Even today, 22 years after I first came out, I’m still telling people. It happens, for example, when someone sees the ring on my left hand and makes a comment about my “wife.” Most of the time I politely correct them and tell them I have a partner. On occasion, I just choose to let it go.
The truth is that my mom wasn’t the very first to find out. During fall quarter of my sophomore year at Northwestern University, I started to become friends with a group of students, mostly theatre majors, who were already out and proud. As I assimilated into the group, I didn’t really have to come out or say the words, “I’m gay.” It was just sort of assumed. And that’s what got the ball rolling, paving the way for me to share my truth with my family.
Fortunately, I’ve rarely experienced a negative reaction in my lifetime. At least one that I’ve witnessed. And for that, I’m grateful.
That number is one of the main reasons I think it’s so important to share my own story. Visibility is vital. Time and time again, young people have told me about the positive impact of seeing an LGBTQ celebrity or public figure. Or even just seeing someone in their community, like a teacher or neighbor. It gives them hope and courage.

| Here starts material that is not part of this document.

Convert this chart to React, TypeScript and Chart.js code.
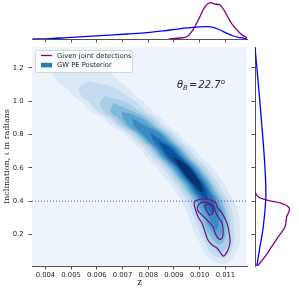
import React, { useEffect, useRef } from 'react';
import { Chart, registerables } from 'chart.js';
Chart.register(...registerables);

// ---------- data ----------
const zTicks = [0.004, 0.005, 0.006, 0.007, 0.008, 0.009, 0.01, 0.011];
const iotaTicks = [0.2, 0.4, 0.6, 0.8, 1.0, 1.2];
const zRange = [0.00348, 0.01184];
const iotaRange = [0.01, 1.326];
const thetaCut = 0.4;
const legendLabels = ['Given joint detections', 'GW PE Posterior'];
const thetaLabel = { sym: 'θ', sub: 'B', eq: '=', val: '22.7', sup: 'o' };

// ridge of the GW PE posterior density (z, iota)
const ridgeZ = [0.00474, 0.00524, 0.00567, 0.00601, 0.00631, 0.00666, 0.00696, 0.00736, 0.0077, 0.00807, 0.0084, 0.0087, 0.00896, 0.00923, 0.00947, 0.00971, 0.00992, 0.01011, 0.01029, 0.01052, 0.01065, 0.01073, 0.01079, 0.0108, 0.01081, 0.01091];
const ridgeIota = [1.29, 1.21, 1.12, 1.08, 1.03, 0.99, 0.94, 0.9, 0.85, 0.81, 0.76, 0.72, 0.67, 0.63, 0.59, 0.54, 0.5, 0.45, 0.41, 0.32, 0.23, 0.18, 0.14, 0.09, 0.06, 0.02];
// half widths (in z) of each density level along the ridge
const level1HW = [0, 0.00097, 0.0012, 0.0012, 0.0012, 0.0012, 0.00119, 0.00114, 0.0011, 0.00107, 0.00104, 0.00105, 0.00106, 0.00107, 0.00107, 0.00106, 0.00105, 0.00103, 0.00101, 0.00099, 0.00091, 0.00083, 0.00075, 0.00062, 0.00049, 0];
const level2HW = [null, null, 0, 0.0007, 0.00089, 0.00093, 0.00093, 0.00091, 0.00089, 0.00087, 0.00085, 0.00085, 0.00085, 0.00085, 0.00085, 0.00085, 0.00083, 0.00081, 0.00081, 0.00078, 0.0007, 0.00062, 0.00054, 0.00039, 0, null];
const level3HW = [null, null, null, null, 0, 0.00054, 0.0007, 0.00074, 0.00074, 0.00072, 0.0007, 0.0007, 0.0007, 0.0007, 0.0007, 0.0007, 0.00068, 0.00066, 0.00066, 0.00062, 0.00054, 0.00047, 0.00035, 0, null, null];
const level4HW = [null, null, null, null, null, 0, 0.00043, 0.00054, 0.00058, 0.00058, 0.00058, 0.00058, 0.00058, 0.00058, 0.00058, 0.00058, 0.00056, 0.00054, 0.00054, 0.0005, 0.00039, 0.00027, 0, null, null, null];
const level5HW = [null, null, null, null, null, null, 0, 0.00035, 0.00045, 0.00047, 0.00047, 0.00047, 0.00049, 0.00049, 0.00049, 0.00049, 0.00047, 0.00045, 0.00043, 0.00039, 0.00023, 0, null, null, null, null];
const level6HW = [null, null, null, null, null, null, null, 0, 0.00023, 0.00035, 0.00037, 0.00039, 0.00039, 0.00039, 0.00039, 0.00039, 0.00037, 0.00035, 0.00033, 0.00023, 0, null, null, null, null, null];
const level7HW = [null, null, null, null, null, null, null, null, null, 0, 0.00019, 0.00027, 0.00029, 0.00031, 0.00031, 0.00031, 0.00029, 0.00027, 0.00023, 0, null, null, null, null, null, null];
const level8HW = [null, null, null, null, null, null, null, null, null, null, 0, 0.00016, 0.00021, 0.00023, 0.00023, 0.00023, 0.00021, 0.00016, 0, null, null, null, null, null, null, null];
const level9HW = [null, null, null, null, null, null, null, null, null, null, null, null, 0, 0.00014, 0.00019, 0.00019, 0.00014, 0, null, null, null, null, null, null, null, null];

// given joint detections contours [z, iota]
const givenOuter = [[0.00978, 0.387], [0.00982, 0.399], [0.01001, 0.411], [0.01032, 0.411], [0.0106, 0.393], [0.01071, 0.358], [0.01087, 0.328], [0.01106, 0.268], [0.01114, 0.214], [0.01118, 0.154], [0.0111, 0.106], [0.01098, 0.076], [0.01091, 0.07], [0.01079, 0.094], [0.01067, 0.118], [0.01048, 0.136], [0.01032, 0.166], [0.01021, 0.214], [0.01009, 0.268], [0.00994, 0.304], [0.00982, 0.358]];
const givenMiddle = [[0.0099, 0.358], [0.01001, 0.387], [0.01029, 0.393], [0.01052, 0.375], [0.0106, 0.346], [0.01067, 0.316], [0.01087, 0.268], [0.01091, 0.208], [0.01087, 0.178], [0.01075, 0.172], [0.0106, 0.208], [0.01052, 0.244], [0.01029, 0.286], [0.01009, 0.316], [0.00994, 0.34]];
const givenInner = [[0.01021, 0.375], [0.01032, 0.384], [0.01048, 0.364], [0.01052, 0.334], [0.0104, 0.316], [0.01029, 0.34], [0.01021, 0.364]];

// marginal densities
const topGivenZ = [0.0088, 0.00912, 0.0095, 0.00974, 0.01001, 0.01021, 0.0104, 0.0106, 0.01079, 0.01098, 0.01124, 0.01157, 0.01183];
const topGivenDens = [0, 0.02, 0.06, 0.24, 0.59, 0.85, 0.955, 0.92, 0.895, 0.72, 0.41, 0.15, 0.035];
const topPostZ = [0.0035, 0.00419, 0.00485, 0.00613, 0.00718, 0.00807, 0.00885, 0.00963, 0.01029, 0.01052, 0.01079, 0.01106, 0.0113, 0.01157, 0.01184];
const topPostDens = [0, 0.01, 0.035, 0.087, 0.132, 0.177, 0.237, 0.297, 0.324, 0.308, 0.237, 0.149, 0.079, 0.034, 0.008];
const rightPostIota = [1.323, 1.104, 0.865, 0.665, 0.505, 0.405, 0.246, 0.126, 0.006];
const rightPostDens = [0, 0.077, 0.156, 0.216, 0.249, 0.249, 0.193, 0.116, 0.039];
const rightGivenIota = [0.455, 0.425, 0.405, 0.386, 0.365, 0.346, 0.305, 0.246, 0.186, 0.126, 0.066, 0.016, 0.0];
const rightGivenDens = [0, 0.077, 0.309, 0.621, 0.78, 0.8, 0.737, 0.698, 0.542, 0.388, 0.233, 0.077, 0.02];

// ---------- styles ----------
const levelColors = ['#edf4fc', '#dbe9f6', '#c6dbef', '#a9cfe5', '#82badb', '#5ba3d0', '#3a8ac2', '#1f6eb3', '#0b539e', '#08336e'];
const levelHWs = [level1HW, level2HW, level3HW, level4HW, level5HW, level6HW, level7HW, level8HW, level9HW];
const INK = '#262626';
const PURPLE = '#800080';
const CONTOUR = 'rgb(100,20,130)';
const PATCH = '#2a7ab9';

Chart.defaults.font.family = '"DejaVu Sans"';

function levelPolygon(hw: (number | null)[]) {
  const idx: number[] = [];
  hw.forEach((w, i) => { if (w !== null) idx.push(i); });
  const a = idx[0], b = idx[idx.length - 1];
  const pts: { x: number; y: number }[] = [];
  for (let i = a; i <= b; i++) pts.push({ x: ridgeZ[i] - (hw[i] as number), y: ridgeIota[i] });
  for (let i = b - 1; i >= a; i--) pts.push({ x: ridgeZ[i] + (hw[i] as number), y: ridgeIota[i] });
  return pts;
}

const closed = (arr: number[][]) => [...arr, arr[0]].map(([x, y]) => ({ x, y }));
const zip = (xs: number[], ys: number[]) => xs.map((x, i) => ({ x, y: ys[i] }));

const axisGrid = { drawOnChartArea: false, drawTicks: true, tickLength: 3.5, tickColor: INK, tickWidth: 0.8 };
const axisBorder = { display: true, color: INK, width: 0.8 };

const bgPlugin = {
  id: 'bg',
  beforeDatasetsDraw(chart: any) {
    const { ctx, chartArea: ca } = chart;
    ctx.save();
    ctx.fillStyle = levelColors[0];
    ctx.fillRect(ca.left, ca.top, ca.right - ca.left, ca.bottom - ca.top);
    ctx.restore();
  },
};

const overlayPlugin = {
  id: 'overlay',
  afterDatasetsDraw(chart: any) {
    const { ctx, chartArea: ca } = chart;
    ctx.save();
    // legend
    const bx = ca.left + 3, by = ca.top + 3, bw = 97, bh = 22;
    ctx.beginPath();
    (ctx as any).roundRect(bx + 0.5, by + 0.5, bw, bh, 2);
    ctx.fillStyle = 'rgba(255,255,255,0.8)';
    ctx.fill();
    ctx.strokeStyle = '#cccccc';
    ctx.lineWidth = 0.8;
    ctx.stroke();
    ctx.strokeStyle = PURPLE;
    ctx.lineWidth = 1.3;
    ctx.beginPath();
    ctx.moveTo(bx + 6, by + 5.5);
    ctx.lineTo(bx + 17, by + 5.5);
    ctx.stroke();
    ctx.fillStyle = PATCH;
    ctx.fillRect(bx + 6, by + 12.8, 11, 4.6);
    ctx.fillStyle = INK;
    ctx.font = '6.8px "DejaVu Sans"';
    ctx.textBaseline = 'middle';
    ctx.textAlign = 'left';
    ctx.fillText(legendLabels[0], bx + 22, by + 5.8);
    ctx.fillText(legendLabels[1], bx + 22, by + 15.3);
    // theta annotation
    let x = ca.left + 145;
    const y = ca.top + 41;
    const big = 'italic 10px "DejaVu Sans"';
    const small = 'italic 7px "DejaVu Sans"';
    ctx.textBaseline = 'alphabetic';
    ctx.font = big;
    ctx.fillText(thetaLabel.sym, x, y);
    x += ctx.measureText(thetaLabel.sym).width;
    ctx.font = small;
    ctx.fillText(thetaLabel.sub, x, y + 2.3);
    x += ctx.measureText(thetaLabel.sub).width + 1;
    ctx.font = '10px "DejaVu Sans"';
    ctx.fillText(thetaLabel.eq, x, y);
    x += ctx.measureText(thetaLabel.eq).width + 1;
    ctx.font = big;
    ctx.fillText(thetaLabel.val, x, y);
    x += ctx.measureText(thetaLabel.val).width + 0.3;
    ctx.font = small;
    ctx.fillText(thetaLabel.sup, x, y - 4.5);
    ctx.restore();
  },
};

export default function App() {
  const mainRef = useRef<HTMLCanvasElement>(null);
  const topRef = useRef<HTMLCanvasElement>(null);
  const rightRef = useRef<HTMLCanvasElement>(null);

  useEffect(() => {
    const charts: Chart[] = [];

    const levelSets = levelHWs.map((hw, k) => ({
      data: levelPolygon(hw),
      showLine: true,
      fill: 'shape',
      backgroundColor: levelColors[k + 1],
      borderColor: 'rgba(0,0,0,0)',
      borderWidth: 0,
      pointRadius: 0,
      tension: 0.4,
      order: 100 - k,
    }));
    const contourSets = [givenOuter, givenMiddle, givenInner].map((c) => ({
      data: closed(c),
      showLine: true,
      fill: false,
      borderColor: CONTOUR,
      borderWidth: 1.2,
      pointRadius: 0,
      tension: 0.4,
      order: 1,
    }));
    const cutSet = {
      data: [{ x: zRange[0], y: thetaCut }, { x: zRange[1], y: thetaCut }],
      showLine: true,
      fill: false,
      borderColor: '#555555',
      borderWidth: 1,
      borderDash: [1, 2],
      pointRadius: 0,
      order: 2,
    };

    charts.push(new Chart(mainRef.current!, {
      type: 'scatter',
      data: { datasets: [...contourSets, cutSet, ...levelSets] as any },
      options: {
        responsive: false,
        animation: false,
        layout: { padding: { top: 47, right: 3, left: 0, bottom: 0 } },
        plugins: { legend: { display: false }, tooltip: { enabled: false } },
        scales: {
          x: {
            type: 'linear', min: zRange[0], max: zRange[1], z: 1,
            afterBuildTicks: (s: any) => { s.ticks = zTicks.map((v) => ({ value: v })); },
            afterFit: (s: any) => { s.height = 27; },
            ticks: { callback: (v: any) => Number(v).toFixed(3), font: { size: 6.8 }, color: INK, padding: 2, maxRotation: 0, autoSkip: false },
            grid: axisGrid, border: axisBorder,
            title: { display: true, text: 'z', font: { family: '"DejaVu Serif"', size: 9 }, color: INK, padding: { top: 0, bottom: 4.6 } },
          },
          y: {
            type: 'linear', min: iotaRange[0], max: iotaRange[1], z: 1,
            afterBuildTicks: (s: any) => { s.ticks = iotaTicks.map((v) => ({ value: v })); },
            afterFit: (s: any) => { s.width = 32; },
            ticks: { callback: (v: any) => Number(v).toFixed(1), font: { size: 6.8 }, color: INK, padding: 5 },
            grid: axisGrid, border: axisBorder,
            title: { display: true, text: 'Inclination, ι in radians', font: { family: '"DejaVu Serif"', size: 8 }, color: INK, padding: { top: 2.5, bottom: 0 } },
          },
        },
      } as any,
      plugins: [bgPlugin, overlayPlugin],
    }));

    const margLine = (color: string) => ({ showLine: true, fill: false, borderColor: color, borderWidth: 1.3, pointRadius: 0, tension: 0.4 });

    charts.push(new Chart(topRef.current!, {
      type: 'scatter',
      data: {
        datasets: [
          { data: zip(topGivenZ, topGivenDens), ...margLine(PURPLE) },
          { data: zip(topPostZ, topPostDens), ...margLine('blue') },
        ] as any,
      },
      options: {
        responsive: false,
        animation: false,
        layout: { padding: { top: 1, right: 3, left: 32, bottom: 0 } },
        plugins: { legend: { display: false }, tooltip: { enabled: false } },
        scales: {
          x: {
            type: 'linear', min: zRange[0], max: zRange[1],
            afterBuildTicks: (s: any) => { s.ticks = zTicks.map((v) => ({ value: v })); },
            afterFit: (s: any) => { s.height = 4; },
            ticks: { display: false },
            grid: axisGrid, border: axisBorder,
          },
          y: { display: false, min: 0, max: 1 },
        },
      } as any,
    }));

    charts.push(new Chart(rightRef.current!, {
      type: 'scatter',
      data: {
        datasets: [
          { data: zip(rightGivenDens, rightGivenIota), ...margLine(PURPLE) },
          { data: zip(rightPostDens, rightPostIota), ...margLine('blue') },
        ] as any,
      },
      options: {
        responsive: false,
        animation: false,
        layout: { padding: { top: 47, right: 1, left: 0, bottom: 27 } },
        plugins: { legend: { display: false }, tooltip: { enabled: false } },
        scales: {
          x: { display: false, min: 0, max: 1 },
          y: {
            type: 'linear', position: 'left', min: iotaRange[0], max: iotaRange[1],
            afterBuildTicks: (s: any) => { s.ticks = iotaTicks.map((v) => ({ value: v })); },
            afterFit: (s: any) => { s.width = 5; },
            ticks: { display: false },
            grid: axisGrid, border: axisBorder,
          },
        },
      } as any,
    }));

    return () => charts.forEach((c) => c.destroy());
  }, []);

  return (
    <div style={{ position: 'fixed', left: 0, top: 0, width: 299, height: 293, background: '#ffffff' }}>
      <canvas ref={mainRef} width={250} height={293} style={{ position: 'absolute', left: 0, top: 0 }} />
      <canvas ref={topRef} width={250} height={43} style={{ position: 'absolute', left: 0, top: 0 }} />
      <canvas ref={rightRef} width={49} height={293} style={{ position: 'absolute', left: 250, top: 0 }} />
    </div>
  );
}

Recently, I did a story on Nathan Ivie, a Utah County commissioner. He’s Mormon, Republican and represents one of the most conservatives regions of his state. He was married to a woman and has two kids but says he was living a lie. Earlier this year, at age 40, he came out.
I asked him how it feels. “Free,” he said. “If I could use any word to describe it, it would be ‘free.’”
As for me, I’ve been in a loving relationship with my partner Peter for more than 11 years now. (For a time, my nephew even referred to him as “Peter Partner.”) I couldn’t be happier that we’ve found each other. And our families couldn’t be happier either. Recently, my dad was searching for a new church. He would only consider congregations that embrace the LGBTQ community. As a Christian myself, that meant the world to me.
I don’t consider this essay — or the TV story that ran Thursday morning on TODAY — a “coming out” story. In my personal life, I walked out of that dark closet long ago. But most of our viewers probably don’t know my story. And if sharing my journey can make it a little easier for just one person to come out, or help just one parent accept their LGBTQ child, then it’s well worth it. Because, what I know, is that this world could use a lot more love.